The series was declared a 'hit' after a 450,000 viewer turn out for the first episode. E4 have said, "Youngers has been a huge success, but we have to let time tell the tale from here, as the following episodes will have to be even better for it to continue." On 27 June 2013 it was announced by Morgan Jeffery on the Digital Spy Website that E4 have ordered a second series for Youngers. It was broadcast in June 2014 with 8 new episodes with Calvin Demba, Ade Oyefeso and Shavani Seth returning, along with YouTube sensation Mandem on the Wall.

| Series | Timeslot (GMT) | # Ep. | Premiered |  | Ended |  | Viewers |
| Date | Premiere Viewers | Date | Finale Viewers |
| 1 | Wednesday 7:30 pm | 7 | 20 March 2013 | 450,000 | 8 May 2013 | TBA | TBA |

==Episodes==

Season 1

Season 2

| Series | Episodes |  | Originally released |  |
| First released | Last released |
| 1 | 8 |  | 20 March 2013 | 8 May 2013 |
| 2 | 8 |  | 7 May 2014 | 25 June 2014 |

| No. | Title | Original release date |
| 1 | "South's Finest – Part One" | 20 March 2013 |
It is GCSE results day, and friends Yemi and Jay nervously make their way to school to find out what the future holds.
| 2 | "South's Finest – Part Two" | 27 March 2013 |
Jay and Yemi enter the world of Boxes nightclub, determined to win Mic Star. The competition does not seem as heavyweight as first expected, but the hostile crowd reaction lets the boys know that this will not be easy.
| 3 | "For Man-dem Only" | 3 April 2013 |
After the Boxes debacle, Jay attempts to get his phone back from Jodie, but she's not going to give it up easily.
| 4 | "Enigma" | 10 April 2013 |
Jay begins his first day working with his dad, which brings an opportunity that he believes will propel the Youngers into the big time.
| 5 | "A to B and the Apology" | 17 April 2013 |
Jay takes it upon himself (with a little help from Davina) to create a music video to make amends for Enigma. However, without Yemi, who is struggling to get to grips with his college work, he makes a mess of things.
| 6 | "Money Mad" | 24 April 2013 |
Davina has an idea to help boost the Youngers' profile and get more online hits for their music video.
| 7 | "It's All About Love" | 1 May 2013 |
Davina's school performance approaches, but she can not get Jay out of her head. Jay does his best to be loyal to Yemi, while Yemi takes the plunge and asks Davina out, but soon discovers the real reason for her rejection.
| 8 | "United We Stand" | 8 May 2013 |
Ashley lines the Youngers up as special guests at the Avengers Krew mixtape launch night concert. But unbeknown to the others, Yemi has already started work with AK, so Jay and Davina have a heart-to-heart. They are soon offered a record label.
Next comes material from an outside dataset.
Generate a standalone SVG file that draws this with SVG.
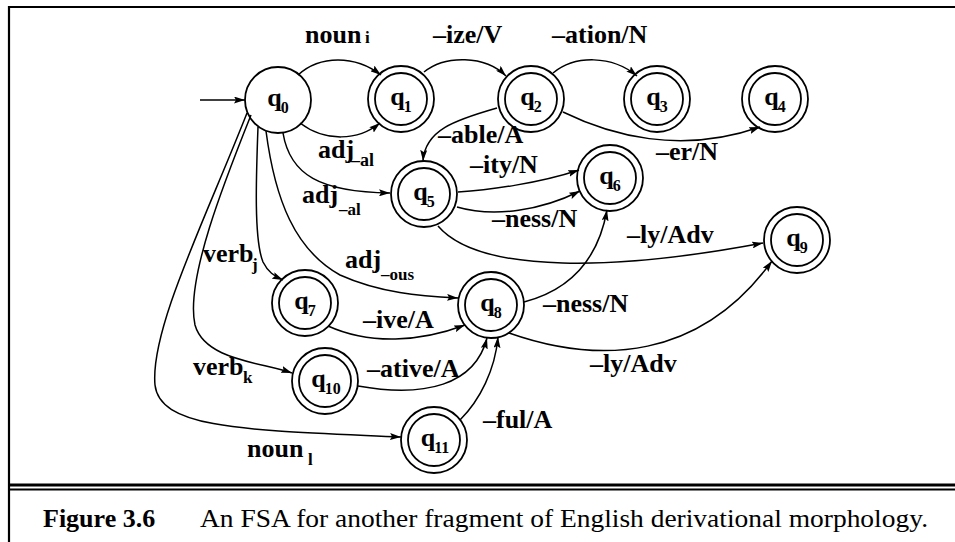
<svg xmlns="http://www.w3.org/2000/svg" width="955" height="542" viewBox="0 0 955 542">
<style>
.n{fill:none;stroke:#000;stroke-width:1.8}
.e{fill:none;stroke:#000;stroke-width:1.5;marker-end:url(#ah)}
.lb{font-family:"Liberation Serif","Times New Roman",serif;font-weight:bold;font-size:26px;fill:#000}
.sb{font-size:17px}
.ql{font-family:"Liberation Serif","Times New Roman",serif;font-weight:bold;font-size:26px;fill:#000;text-anchor:middle}
.qs{font-size:16px}
.frame{stroke:#000;fill:none}
.cap{font-family:"Liberation Serif","Times New Roman",serif;font-size:26px;fill:#000}
</style>
<defs>
<marker id="ah" viewBox="0 0 11 7" refX="11" refY="3.5" markerWidth="11" markerHeight="7" markerUnits="userSpaceOnUse" orient="auto">
<path d="M0,0 L11,3.5 L0,7 L2,3.5 z" fill="#000"/>
</marker>
</defs>
<rect width="955" height="542" fill="#fff"/>
<g id="frame">
<line class="frame" x1="9" y1="7" x2="955" y2="7" stroke-width="2.2"/>
<line class="frame" x1="9" y1="6" x2="9" y2="542" stroke-width="2.2"/>
<line class="frame" x1="9" y1="485" x2="955" y2="485" stroke-width="3"/>
<line class="frame" x1="9" y1="489.5" x2="955" y2="489.5" stroke-width="1.8"/>
</g>
<g id="connectors">
<path class="e" d="M200,100 L245,100"/>
<path class="e" d="M298,75 C320,55 355,55 381,75"/>
<path class="e" d="M300,123 C325,142 358,141 380,123"/>
<path class="e" d="M424,72 C445,55 485,55 506,76"/>
<path class="e" d="M553,73 C575,55 612,55 637,76"/>
<path class="e" d="M563,112 C610,135 680,155 760,127"/>
<path class="e" d="M497,108 C455,120 425,130 423,161"/>
<path class="e" d="M283,133 C290,175 320,192 390,193"/>
<path class="e" d="M458,192 C490,190 540,183 579,170"/>
<path class="e" d="M457,207 C495,218 542,210 580,191"/>
<path class="e" d="M438,226 C480,275 620,270 763,243"/>
<path class="e" d="M524,302 C570,290 598,260 607,210"/>
<path class="e" d="M509,333 C600,365 700,360 772,261"/>
<path class="e" d="M247,113 C205,220 150,330 155,385 C160,430 250,430 401,437"/>
<path class="e" d="M251,115 C225,180 185,280 195,325 C205,360 260,362 292,373"/>
<path class="e" d="M258,127 C256,180 254,240 263,262 C268,272 274,276 283,280"/>
<path class="e" d="M266,131 C275,200 295,250 340,275 C380,293 420,296 458,298"/>
<path class="e" d="M328,326 C370,345 420,342 465,325"/>
<path class="e" d="M358,386 C425,398 475,385 487,338"/>
<path class="e" d="M460,420 C480,400 495,370 498,337"/>
</g>
<g id="edge-labels">
<text class="lb" x="305" y="43">noun<tspan class="sb" x="365" y="43">i</tspan></text>
<text class="lb" x="433" y="43">–ize/V</text>
<text class="lb" x="552" y="43">–ation/N</text>
<text class="lb" x="438" y="143">–able/A</text>
<text class="lb" x="318" y="158">adj<tspan font-size="18" x="351" y="166">–al</tspan></text>
<text class="lb" x="656" y="160">–er/N</text>
<text class="lb" x="470" y="173">–ity/N</text>
<text class="lb" x="302" y="203">adj<tspan class="sb" x="339" y="215">–al</tspan></text>
<text class="lb" x="492" y="227">–ness/N</text>
<text class="lb" x="627" y="243">–ly/Adv</text>
<text class="lb" x="203" y="262">verb<tspan class="sb" x="252" y="270">j</tspan></text>
<text class="lb" x="345" y="268">adj<tspan class="sb" x="381" y="280">–ous</tspan></text>
<text class="lb" x="543" y="312">–ness/N</text>
<text class="lb" x="363" y="328">–ive/A</text>
<text class="lb" x="590" y="372">–ly/Adv</text>
<text class="lb" x="193" y="375">verb<tspan class="sb" x="243" y="383">k</tspan></text>
<text class="lb" x="367" y="377">–ative/A</text>
<text class="lb" x="483" y="428">–ful/A</text>
<text class="lb" x="247" y="457">noun<tspan class="sb" x="308" y="465">l</tspan></text>
</g>
<g id="q0"><circle class="n" cx="278" cy="100" r="33"/><text class="ql" x="278" y="106">q<tspan class="qs" dx="-1" dy="7">0</tspan></text></g>
<g id="q1"><circle class="n" cx="401" cy="99" r="33"/><circle class="n" cx="401" cy="99" r="26"/><text class="ql" x="401" y="105">q<tspan class="qs" dx="-1" dy="7">1</tspan></text></g>
<g id="q2"><circle class="n" cx="531" cy="99" r="33"/><circle class="n" cx="531" cy="99" r="26"/><text class="ql" x="531" y="105">q<tspan class="qs" dx="-1" dy="7">2</tspan></text></g>
<g id="q3"><circle class="n" cx="657" cy="99" r="33"/><circle class="n" cx="657" cy="99" r="26"/><text class="ql" x="657" y="105">q<tspan class="qs" dx="-1" dy="7">3</tspan></text></g>
<g id="q4"><circle class="n" cx="775" cy="99" r="33"/><circle class="n" cx="775" cy="99" r="26"/><text class="ql" x="775" y="105">q<tspan class="qs" dx="-1" dy="7">4</tspan></text></g>
<g id="q5"><circle class="n" cx="424" cy="194" r="33"/><circle class="n" cx="424" cy="194" r="26"/><text class="ql" x="424" y="200">q<tspan class="qs" dx="-1" dy="7">5</tspan></text></g>
<g id="q6"><circle class="n" cx="610" cy="178" r="33"/><circle class="n" cx="610" cy="178" r="26"/><text class="ql" x="610" y="184">q<tspan class="qs" dx="-1" dy="7">6</tspan></text></g>
<g id="q7"><circle class="n" cx="305" cy="303" r="33"/><circle class="n" cx="305" cy="303" r="26"/><text class="ql" x="305" y="309">q<tspan class="qs" dx="-1" dy="7">7</tspan></text></g>
<g id="q8"><circle class="n" cx="491" cy="305" r="33"/><circle class="n" cx="491" cy="305" r="26"/><text class="ql" x="491" y="311">q<tspan class="qs" dx="-1" dy="7">8</tspan></text></g>
<g id="q9"><circle class="n" cx="797" cy="240" r="33"/><circle class="n" cx="797" cy="240" r="26"/><text class="ql" x="797" y="246">q<tspan class="qs" dx="-1" dy="7">9</tspan></text></g>
<g id="q10"><circle class="n" cx="325" cy="381" r="33"/><circle class="n" cx="325" cy="381" r="26"/><text class="ql" x="326" y="387">q<tspan class="qs" dx="-1" dy="7">10</tspan></text></g>
<g id="q11"><circle class="n" cx="434" cy="440" r="33"/><circle class="n" cx="434" cy="440" r="26"/><text class="ql" x="435" y="446">q<tspan class="qs" dx="-1" dy="7">11</tspan></text></g>
<g id="caption">
<text class="cap" x="43" y="527" font-weight="bold">Figure 3.6</text>
<text class="cap" x="200" y="527" textLength="728" lengthAdjust="spacingAndGlyphs">An FSA for another fragment of English derivational morphology.</text>
</g>
</svg>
| No. | Title | Original release date |
| 1 | "Divided Ain't Cool" | 7 May 2014 |
Jay tries to work with a new producer on his first solo track, while Yemi struggles as the leader of his youth choir. With Davina out of the way can the two put the past behind them and move on?
| 2 | "Boss Lady Business" | 14 May 2014 |
Davina gets a job at the local gym but her patience is tested by her crazy boss. Ashley makes amends with the Youngers to secure a record deal.
| 3 | "This Is Where The Magic Happens" | 21 May 2014 |
The Youngers are on a deadline to produce a new track but are feeling the strain of working together again. Ashley comes face to face with a shady old friend who could be the answer to his problems.
| 4 | "Professional Problems" | 28 May 2014 |
The rivalry between Jay and MC Mar-Lon intensifies and threatens to mess up the band's first paid gig – along with the Youngers' big chance of finally getting signed.
| 5 | "Links" | 4 June 2014 |
Yemi chaperones the pastor's daughter around Peckham and has no idea what he's let himself in for. Mar-Lon and Davina enjoy their first date, but Jay is resentful.
| 6 | "What Happened To Keeping It Real?" | 11 June 2014 |
Ashley masterminds a new plan for success but gets in deeper with Benny to help him along. Bangs' track becomes an unexpected hit around town.
| 7 | "Hotter Than The Sun" | 18 June 2014 |
While Ashley appears to be solely focused on Bangs, whose track has gone big, Davina is devoting all her time to Mar-Lon. Yemi is totally caught up with Abena.
| 8 | "Hook of Revelations" | 25 June 2014 |
The Youngers, Bad Breeds and Bangs are due to perform at the opening party for Benny's studio. But Mar-Lon and Jay compete for Davina's affections and put each other at risk.